■ Dataset:
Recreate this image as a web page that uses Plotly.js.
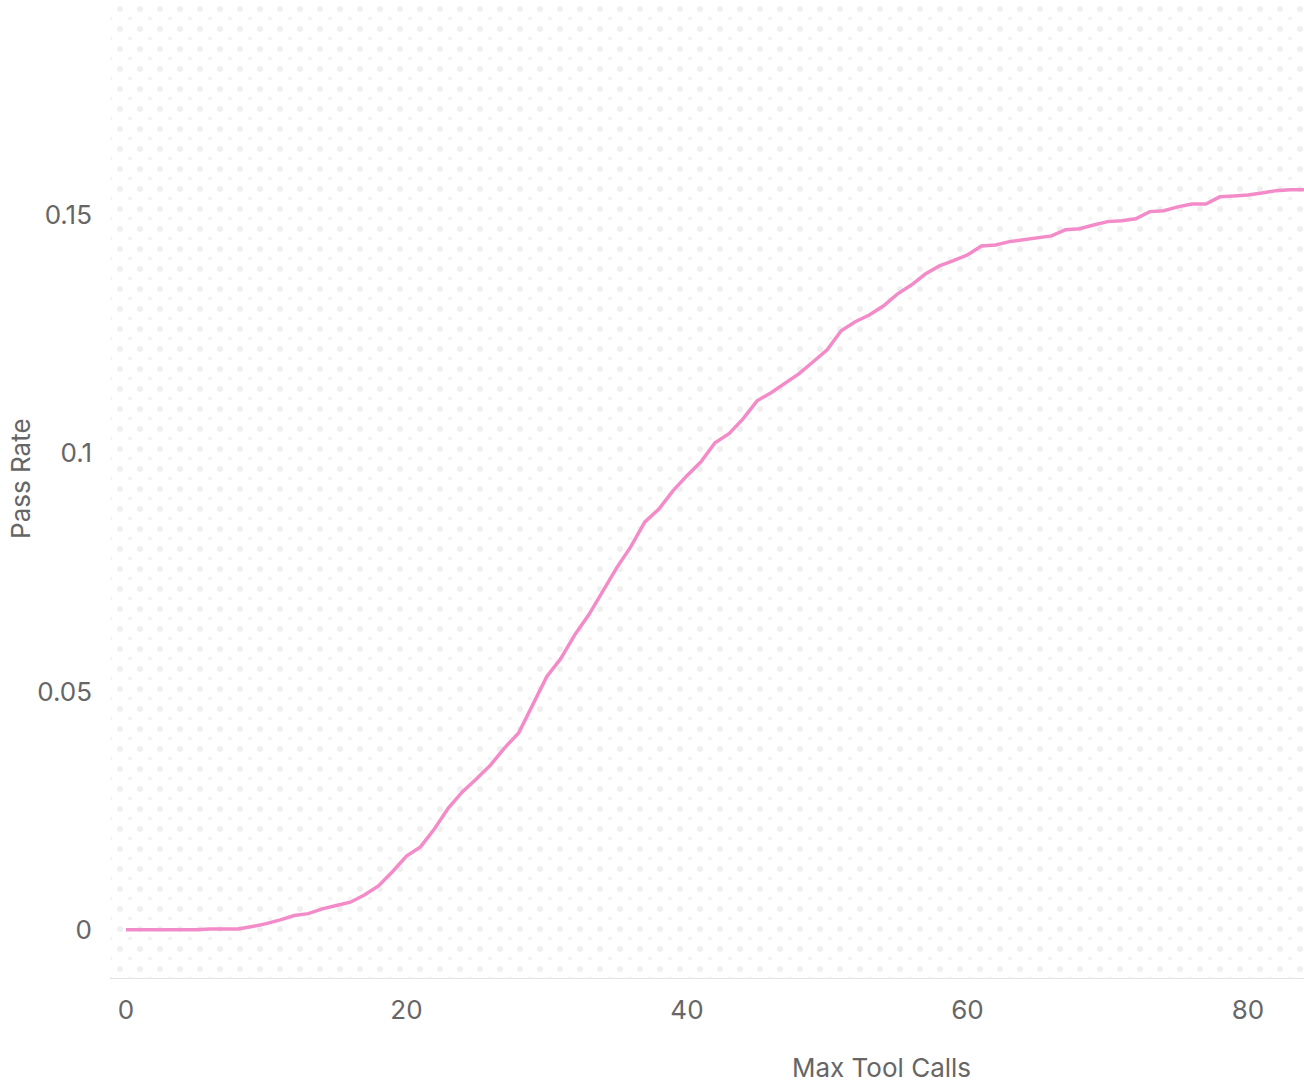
<!DOCTYPE html>
<html>
<head>
<meta charset="utf-8">
<script src="https://cdn.plot.ly/plotly-3.0.1.min.js"></script>
<style>html,body{margin:0;padding:0;background:#fff;}#chart{width:1304px;height:1086px;}</style>
</head>
<body>
<div id="chart"></div>
<script>
const maxToolCalls = [0,1,2,3,4,5,6,7,8,9,10,11,12,13,14,15,16,17,18,19,20,21,22,23,24,25,26,27,28,29,30,31,32,33,34,35,36,37,38,39,40,41,42,43,44,45,46,47,48,49,50,51,52,53,54,55,56,57,58,59,60,61,62,63,64,65,66,67,68,69,70,71,72,73,74,75,76,77,78,79,80,81,82,83,84];
const passRate = [0,0,0,0,0,0,0.0002,0.0002,0.0002,0.0007,0.0013,0.0021,0.003,0.0034,0.0044,0.0051,0.0058,0.0073,0.0092,0.0122,0.0155,0.0174,0.0212,0.0256,0.029,0.0317,0.0346,0.0382,0.0413,0.0472,0.0531,0.0569,0.0619,0.0661,0.0709,0.076,0.0804,0.0856,0.0883,0.0921,0.0953,0.0982,0.1022,0.1041,0.1072,0.111,0.1127,0.1146,0.1167,0.1192,0.1217,0.1257,0.1276,0.129,0.1309,0.1334,0.1353,0.1376,0.1393,0.1404,0.1416,0.1435,0.1437,0.1444,0.1448,0.1452,0.1456,0.1469,0.1471,0.1479,0.1486,0.1488,0.1492,0.1507,0.1509,0.1517,0.1523,0.1523,0.1538,0.154,0.1542,0.1546,0.1551,0.1553,0.1553];
const yTickVals = [0, 0.05, 0.1, 0.15];
const yTickText = ['0', '0.05', '0.1', '0.15'];
const xTickVals = [0, 20, 40, 60, 80];

const dotSvg = '<svg xmlns="http://www.w3.org/2000/svg" width="1194" height="978">' +
  '<defs><pattern id="p" x="0" y="0" width="20" height="20" patternUnits="userSpaceOnUse">' +
  '<circle cx="10" cy="9" r="3" fill="#f0f0f0"/>' +
  '<circle cx="0" cy="19" r="2.5" fill="#f4f4f4"/>' +
  '<circle cx="20" cy="19" r="2.5" fill="#f4f4f4"/>' +
  '</pattern></defs><rect width="1194" height="978" fill="url(#p)"/></svg>';
const dotUri = 'data:image/svg+xml;base64,' + btoa(dotSvg);

const trace = {
  x: maxToolCalls,
  y: passRate,
  type: 'scatter',
  mode: 'lines',
  line: {color: '#F38BC9', width: 3.5},
  hoverinfo: 'x+y'
};

const font = {family: 'Inter, "Noto Sans", sans-serif', color: '#666666'};

const layout = {
  width: 1304,
  height: 1086,
  margin: {l: 110, r: 0, t: 0, b: 108},
  paper_bgcolor: '#ffffff',
  plot_bgcolor: '#ffffff',
  showlegend: false,
  font: font,
  xaxis: {
    range: [-1.14, 84],
    tickvals: xTickVals,
    ticktext: xTickVals.map(String),
    showgrid: false,
    zeroline: false,
    showline: true,
    linecolor: '#e3e3e3',
    linewidth: 1,
    ticks: '',
    ticklabelstandoff: 9,
    tickfont: {family: font.family, size: 26, color: '#666666'}
  },
  yaxis: {
    range: [-0.0101, 0.1951],
    tickvals: yTickVals,
    ticktext: yTickText,
    showgrid: false,
    zeroline: false,
    showline: false,
    ticks: '',
    ticklabelstandoff: 17,
    tickfont: {family: font.family, size: 26, color: '#666666'}
  },
  images: [{
    source: dotUri,
    xref: 'paper', yref: 'paper',
    x: 0, y: 1, sizex: 1, sizey: 1,
    xanchor: 'left', yanchor: 'top',
    sizing: 'stretch',
    layer: 'below'
  }],
  annotations: [
    {text: 'Max Tool Calls', xref: 'paper', yref: 'paper', x: (881 - 110) / 1194, y: -0.0920, xanchor: 'center', yanchor: 'middle', showarrow: false, font: {family: font.family, size: 26, color: '#666666'}},
    {text: 'Pass Rate', xref: 'paper', yref: 'paper', x: -0.0754, y: 1 - 478 / 978, xanchor: 'center', yanchor: 'middle', textangle: -90, showarrow: false, font: {family: font.family, size: 26, color: '#666666'}}
  ]
};

Plotly.newPlot('chart', [trace], layout, {displayModeBar: false, responsive: false});
</script>
</body>
</html>
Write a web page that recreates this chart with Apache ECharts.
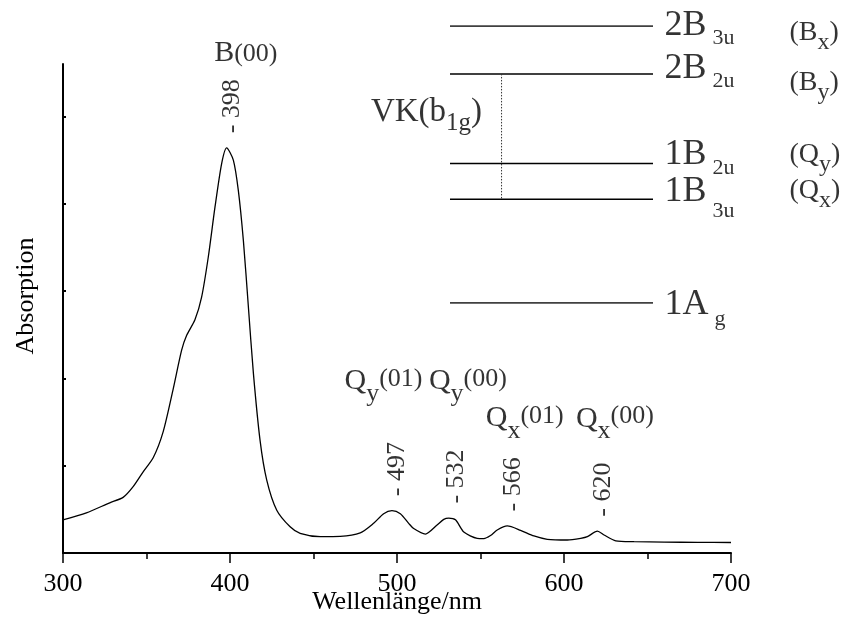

■ Set exercise:
Within the records, how many lines include "chart"? The answer is the number and nothing else.

■ Reply to the exercise:
4